Writing just two years after Gandhi ate his last meal at the Inner Temple, W.J. Loftie provides us with this description of the dinner ritual Gandhi experienced at the Inner Temple:


Old usages are strictly kept up in the Temple. As each afternoon wanes, the Porter goes through the Courts, winding his horn to tell of the approach of the dinner-hour....Six, sharp, is the usual hour. The gown is necessary. A minute before six the senior Panier – panier is the law term for waiter – beckons to the barristers, who then form in procession and advance up the hall. They seat themselves in the order of seniority, and once set must not change. Next, the benchers [distinguished members of the bar] issue from the Parliament Room, at the east side – the Treasurer and the rest of his fellow-benchers according to the date of their election. As they come in the two senior barristers rise in their places and shake hands with them. When all are seated on the dais, with the Treasurer in the chair, the pannier (sic) bangs a big book for grace; all stand up, there are two words of Latin, bang again goes the big book, and all sit down to trencher-work. There are rules for the eating and drinking very anciently established, as intricate and as much guided by precedent as an ecclesiastical suit, or a bill in the old Court of Chancery - with one difference: no change is ever made, and no diner ever desires reform. You pay for your dinner beforehand, and the menu of the day is put up outside the Hall; but you know that on every Thursday, whether it is June or December, there will be roast beef; and on every Friday there will be chicken and tongue.

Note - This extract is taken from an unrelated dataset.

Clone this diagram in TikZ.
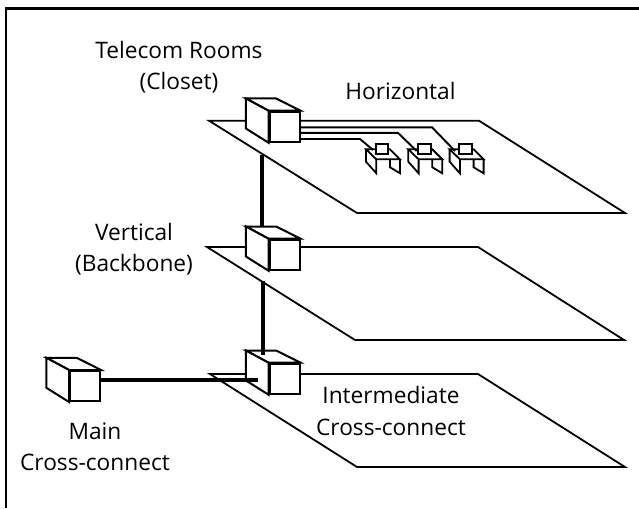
\documentclass[tikz,border=0pt]{standalone}
\usepackage{fontspec}
\setmainfont{Open Sans}
\usetikzlibrary{positioning}

\begin{document}
\begin{tikzpicture}[x=1pt,y=-1pt,line join=miter]
  \tikzset{
    frameline/.style={line width=2.5pt},
    floorplate/.style={draw, line width=1.8pt},
    cubeface/.style={draw, fill=white, line width=2pt},
    cubefront/.style={cubeface, rectangle, minimum size=30pt, inner sep=0pt},
    wire/.style={line width=1.9pt},
    backbone/.style={line width=4pt},
    desk/.style={line width=1.8pt},
    label/.style={align=center, font=\fontsize{22.7}{31.5}\selectfont, inner sep=0pt}
  }
  \newcommand{\cubesides}[1]{
    \filldraw[cubeface] (#1.north west) -- ++(-22.6,-12.2) -- ++(30.3,0) -- (#1.north east) -- cycle;
    \filldraw[cubeface] (#1.north west) -- ++(-22.6,-12.2) -- ++(0,30) -- (#1.south west) -- cycle;
  }
  \newcommand{\deskat}[2]{
    \begin{scope}[shift={(#1,#2)}, desk]
      \draw (0,0) -- (10.3,10) -- (34,10) -- (24,0) -- cycle;
      \draw (0,0) -- (0,12.4) -- (10.3,24) -- (10.3,10);
      \draw (24,10) -- (24,18) -- (34,24) -- (34,10);
      \filldraw[fill=white] (9.7,-5.3) rectangle (22.3,4.7);
    \end{scope}
  }
  \useasboundingbox (0,0) rectangle (639,508);
  % frame
  \coordinate (fa) at (6.2,508);
  \coordinate (fb) at (6.2,8.7);
  \coordinate (fc) at (639,8.7);
  \draw[frameline] (fa) -- (fb) -- (fc);

  % floors
  \draw[floorplate] (209,120.7) -- (479,120.7) -- (625,213) -- (357,213) -- cycle;
  \draw[floorplate] (207,247) -- (478,247) -- (624,340) -- (355,340) -- cycle;
  \draw[floorplate] (210,374) -- (478,374) -- (625,467) -- (357,467) -- cycle;

  % cubes
  \node[cubefront] (closet) at (284.5,126.7) {};
  \node[cubefront] (riser) [below=96pt of closet] {};
  \node[cubefront] (ic) at (284.5,378.7) {};
  \node[cubefront] (mc) at (85,386) {};
  \cubesides{closet}
  \cubesides{riser}
  \cubesides{ic}
  \cubesides{mc}

  % cables
  \coordinate (bb1) at (262,155);
  \coordinate (bb2) at (262,227);
  \coordinate (bb3) at (263,281);
  \coordinate (bb4) at (263,354.5);
  \coordinate (mcend) at (258,380);
  \draw[backbone] (bb1) -- (bb2);
  \draw[backbone] (bb3) -- (bb4);
  \draw[backbone] (mc.east |- mcend) -- (mcend);

  % desks
  \deskat{366}{149.3}
  \deskat{408.3}{149.3}
  \deskat{449.6}{149.3}

  % horizontal cabling
  \draw[wire] (closet.east |- 0,127.3) -- (432,127.3) -- (455,151);
  \draw[wire] (closet.east |- 0,132.9) -- (398,132.9) -- (416.7,151);
  \draw[wire] (closet.east |- 0,139) -- (360,139) -- (373,150);

  % labels
  \node[label] (telecom) at (179,67) {Telecom Rooms\\(Closet)};
  \node[label] (horiz) at (400.5,91) {Horizontal};
  \node[label] (vert) at (134,249) {Vertical\\(Backbone)};
  \node[label] (main) at (95,447) {Main\\Cross-connect};
  \node[label] (inter) at (391,411) {Intermediate\\Cross-connect};
\end{tikzpicture}
\end{document}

The first of the immutable precedents is seniority, but the second, that the wine goes round with the sun, prevails over it. All are divided into messes of four. [Except for higher messes, all the messes] have but one bottle of port and two of claret. Besides these allowances there is excellent draught beer at discretion. Each member of a mess helps himself, and passes the dish on. There are various ceremonials connected with 'passing the bottle'.... [A]t seven grace is said as before, and the two senior barristers stand up and bow to each bencher as he passes out.

W.J. Loftie, The Inns of Court and Chancery (Seeley and Co. Limited: London, 1893) at page 31.

Pearce quotes the Commissioners on the Courts of Common Law as saying that the benefits of keeping terms are "that of making known the person of the student, and exposing him, if his character be disreputable, to more easy detection by the society, before the period of his application to be called to the bar." Pearce, A History of the Inns of Court and Chancery (London: Bentley,1848), p. 393.